Providing a preventive care program for your landscape plants is like putting money in the bank. Regular maintenance, designed to promote plant health and vigor, ensures their value will continue to grow. Preventing a problem is much less costly and time-consuming than curing one once it has developed. An effective maintenance program, including regular inspections and the necessary follow-up care of mulching, fertilizing, and pruning, can detect problems and correct them before they become damaging or fatal. Considering that many tree species can live as long as 200 to 300 years, including these practices when caring for your home landscape is an investment that will offer enjoyment and value for generations.

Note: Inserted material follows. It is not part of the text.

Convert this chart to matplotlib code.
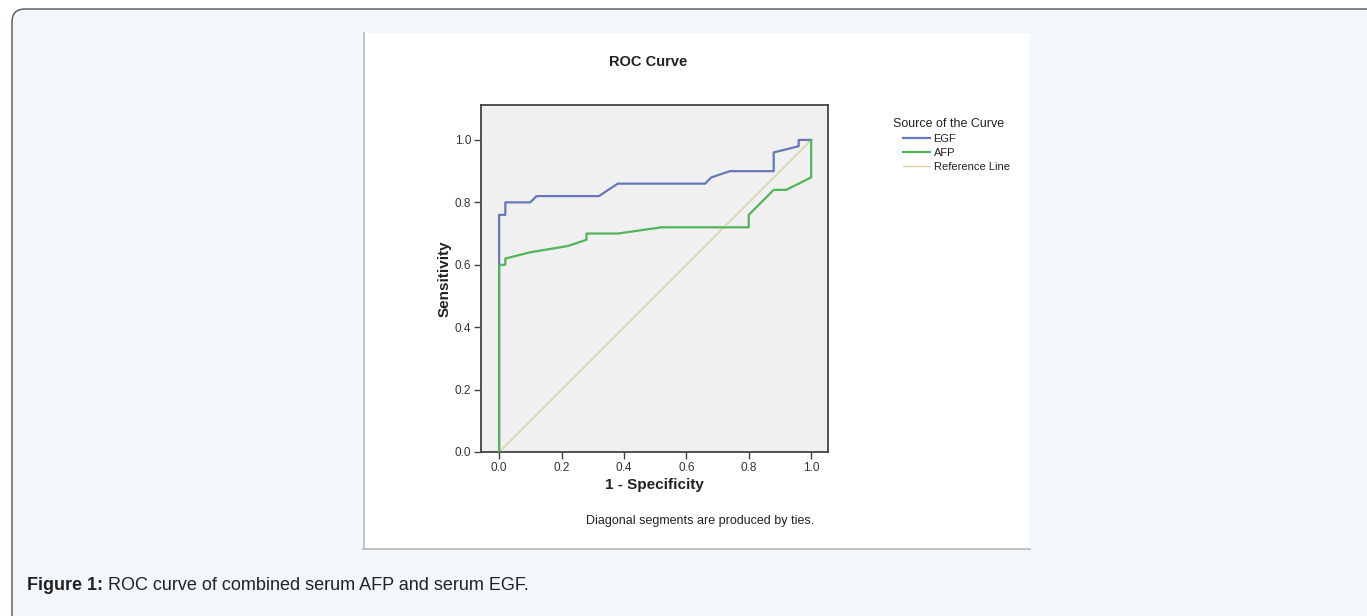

Mulching can reduce environmental stress by providing trees with a stable root environment that is cooler and contains more moisture than the surrounding soil. Mulch can also prevent mechanical damage by keeping machines such as lawn mowers and string trimmers away from the tree’s base. Further, mulch reduces competition from surrounding weeds and turf.
To be most effective in all of these functions, mulch should be placed 2 to 4 inches deep and cover the entire root system, which may be as far as 2 or 3 times the diameter of the branch spread of the tree. If the area and activities happening around the tree do not permit the entire area to be mulched, it is recommended that you mulch as much of the area under the drip line of the tree as possible (refer to diagram). When placing mulch, care should be taken not to cover the actual trunk of the tree. This mulch-free area, 1 to 2 inches wide at the base, is sufficient to avoid moist bark conditions and prevent trunk decay.
An organic mulch layer 2 to 4 inches deep of loosely packed shredded leaves, pine straw, peat moss, or composted wood chips is adequate. Plastic should not be used because it interferes with the exchange of gases between soil and air, which inhibits root growth. Thicker mulch layers, 5 to 6 inches deep or greater, may also inhibit gas exchange.